# Компьютерные технологии > Железо (hardware) > Общие вопросы >  Как выяснить причины тормозов

## yakton

На работе у обного из бухгалтеров в четыре часа начинает тормозить комп. сначала думал на антивирус или обновленияя винды. обновления действительно оказались настроены на 4 часа, переставил на другое время, но проблема не решилась так-же в 4 часа тормозит. как можно выяснить, причины тормозов... сидеть и караулить когда начнет виснуть не вариант, работа разъездная сидеть и ждать не могу. посоветуйте как это отследить, есть ли программа ведущая логи, загрузку процессора, запись и чтение файлов,использование памяти.... операционная система windows xp

----------


## groks

Это из серии хаксофта будет.
 Award Keylogger или подобные. Но там будет куча лишнего и вероятно нехватка нужного.

----------


## Last_kamikadze

В чем заключаются тормоза? Надо посмотреть процессы которые грузят ОС, что в автозагрузке висит.
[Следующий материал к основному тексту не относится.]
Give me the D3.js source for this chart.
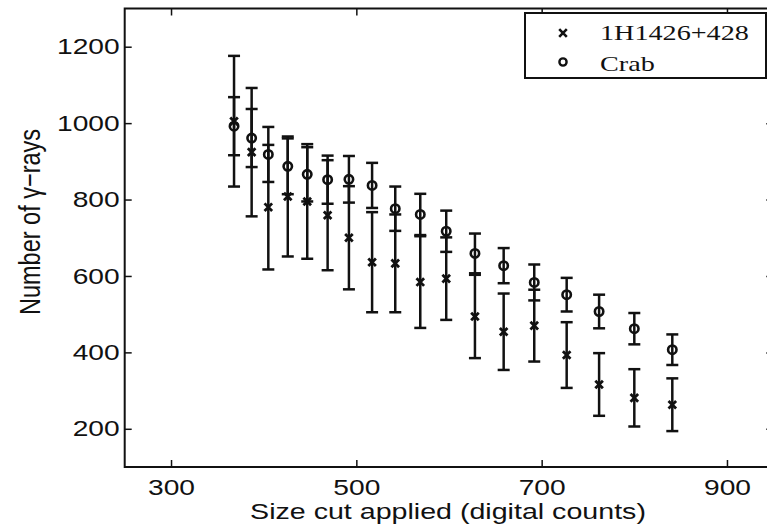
<!DOCTYPE html>
<html>
<head>
  <meta charset="utf-8">
  <title>Number of gamma-rays vs size cut</title>
  <style>
    body { margin: 0; background: #fff; }
    svg { display: block; }
    .tickTxt { font-family: "Liberation Sans", Arial, sans-serif; font-size: 22px; fill: #111; }
    .legTxt { font-family: "Liberation Serif", "Times New Roman", serif; font-size: 22px; fill: #111; }
  </style>
</head>
<body>
<div id="container"></div>
<script src="https://cdnjs.cloudflare.com/ajax/libs/d3/7.8.5/d3.min.js"></script>
<script>
// size cut (digital counts) for each point
var sizeCut = [368, 387, 405, 426, 447, 469, 492, 517, 542, 569, 597, 628, 659, 692, 727, 762, 800, 841];
// 1H1426+428 counts and errors
var srcCounts = [1005, 924, 780, 808, 795, 759, 700, 636, 633, 584, 593, 494, 454, 470, 393, 316, 281, 263];
var srcErr = [171, 168, 163, 157, 150, 144, 135, 131, 128, 120, 108, 109, 100, 94, 86, 82, 75, 69];
// Crab counts and errors
var crabCounts = [992, 961, 918, 887, 866, 852, 853, 837, 776, 761, 717, 659, 627, 583, 551, 507, 462, 407];
var crabErr = [76, 76, 72, 73, 71, 63, 61, 59, 58, 54, 54, 52, 46, 47, 44, 44, 41, 40];
// tick labels
var xTicks = [300, 500, 700, 900];
var yTicks = [200, 400, 600, 800, 1000, 1200];
var legendNames = ["1H1426+428", "Crab"];

var width = 767, height = 526;
var margin = {left: 124.7, right: 773.3, top: 8.5, bottom: 467};
var stretchK = 1.28; // the original figure is stretched sideways

var svg = d3.select("#container")
  .append("svg")
  .attr("width", width)
  .attr("height", height);

var x = d3.scaleLinear().domain([250, 950]).range([margin.left, margin.right]);
var y = d3.scaleLinear().domain([100, 1300]).range([margin.bottom, margin.top]);

// widen text horizontally to match the stretched original
function stretch(sel, k) {
  sel.each(function() {
    var w = this.getComputedTextLength();
    d3.select(this).attr("textLength", w * k).attr("lengthAdjust", "spacingAndGlyphs");
  });
}

//******* Axes (ticks point inward on all four sides) *******
var xAxis = svg.append("g")
  .attr("transform", `translate(0, ${margin.bottom})`)
  .call(d3.axisBottom(x).tickValues(xTicks).tickSizeInner(-7).tickSizeOuter(0).tickPadding(12));
var yAxis = svg.append("g")
  .attr("transform", `translate(${margin.left}, 0)`)
  .call(d3.axisLeft(y).tickValues(yTicks).tickFormat(d3.format("d"))
    .tickSizeInner(-7).tickSizeOuter(0).tickPadding(5));
svg.append("g")
  .attr("transform", `translate(0, ${margin.top})`)
  .call(d3.axisTop(x).tickValues(xTicks).tickSizeInner(-7).tickSizeOuter(0).tickFormat(""));
svg.append("g")
  .attr("transform", `translate(${margin.right}, 0)`)
  .call(d3.axisRight(y).tickValues(yTicks).tickSizeInner(-7).tickSizeOuter(0).tickFormat(""));

svg.selectAll(".domain").remove();
svg.selectAll(".tick line").attr("stroke", "#111").attr("stroke-width", 1.5);
svg.selectAll(".tick text").attr("class", "tickTxt").attr("font-size", null).attr("font-family", null);
stretch(xAxis.selectAll("text"), stretchK);
stretch(yAxis.selectAll("text"), stretchK);

svg.append("rect")
  .attr("x", margin.left)
  .attr("y", margin.top)
  .attr("width", margin.right - margin.left)
  .attr("height", margin.bottom - margin.top)
  .attr("fill", "none")
  .attr("stroke", "#111")
  .attr("stroke-width", 2);

//******* Axis labels *******
svg.append("text")
  .attr("class", "tickTxt")
  .attr("x", (margin.left + margin.right) / 2 - 1)
  .attr("y", 519)
  .attr("text-anchor", "middle")
  .text("Size cut applied (digital counts)")
  .call(stretch, 1.3);

svg.append("text")
  .attr("class", "tickTxt")
  .style("font-size", "23.5px")
  .attr("transform", "translate(40, 222) scale(1.28, 1) rotate(-90)")
  .attr("text-anchor", "middle")
  .text("Number of γ−rays");

//******* Error bars *******
var capW = 6;
function drawBars(vals, errs, cls) {
  var g = svg.append("g").attr("class", cls)
    .attr("stroke", "#111").attr("stroke-width", 2.5);
  var bars = g.selectAll("g").data(vals).enter().append("g");
  bars.append("line")
    .attr("x1", function(d, i) { return x(sizeCut[i]); })
    .attr("x2", function(d, i) { return x(sizeCut[i]); })
    .attr("y1", function(d, i) { return y(d - errs[i]); })
    .attr("y2", function(d, i) { return y(d + errs[i]); });
  bars.append("line")
    .attr("x1", function(d, i) { return x(sizeCut[i]) - capW; })
    .attr("x2", function(d, i) { return x(sizeCut[i]) + capW; })
    .attr("y1", function(d, i) { return y(d + errs[i]); })
    .attr("y2", function(d, i) { return y(d + errs[i]); });
  bars.append("line")
    .attr("x1", function(d, i) { return x(sizeCut[i]) - capW; })
    .attr("x2", function(d, i) { return x(sizeCut[i]) + capW; })
    .attr("y1", function(d, i) { return y(d - errs[i]); })
    .attr("y2", function(d, i) { return y(d - errs[i]); });
}
drawBars(srcCounts, srcErr, "srcBars");
drawBars(crabCounts, crabErr, "crabBars");

//******* Markers *******
var cross = 3.8;
function crossPath(cx, cy) {
  return `M${cx - cross},${cy - cross}L${cx + cross},${cy + cross}M${cx - cross},${cy + cross}L${cx + cross},${cy - cross}`;
}
svg.append("g").selectAll("path")
  .data(srcCounts).enter().append("path")
  .attr("d", function(d, i) { return crossPath(x(sizeCut[i]), y(d)); })
  .attr("stroke", "#111").attr("stroke-width", 2.8).attr("fill", "none");
svg.append("g").selectAll("circle")
  .data(crabCounts).enter().append("circle")
  .attr("cx", function(d, i) { return x(sizeCut[i]); })
  .attr("cy", function(d) { return y(d); })
  .attr("r", 4.2)
  .attr("stroke", "#111").attr("stroke-width", 2.6).attr("fill", "none");

//******* Legend *******
var legend = svg.append("g");
legend.append("rect")
  .attr("x", 525).attr("y", 13).attr("width", 241).attr("height", 65)
  .attr("fill", "#fff").attr("stroke", "#111").attr("stroke-width", 2);
legend.append("path")
  .attr("d", crossPath(563, 33))
  .attr("stroke", "#111").attr("stroke-width", 2.6).attr("fill", "none");
legend.append("circle")
  .attr("cx", 563).attr("cy", 62).attr("r", 3.6)
  .attr("stroke", "#111").attr("stroke-width", 2.4).attr("fill", "none");
legend.selectAll(".legTxt")
  .data(legendNames).enter().append("text")
  .attr("class", "legTxt")
  .attr("x", 600)
  .attr("y", function(d, i) { return 40 + i * 31; })
  .text(function(d) { return d; })
  .call(stretch, 1.28);
</script>
</body>
</html>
Опишите проблему подробнее...

----------


## yakton

куда ж подробнее... например открываеш эксель,  маленький файл открывается минут 5... переключаеш между окнами он мееееедленно открывает и прорисовывает формы... добавил в комп памяти стало гораздо лучше... непонятна сависимость от времени... но все из-за нехватки памяти

----------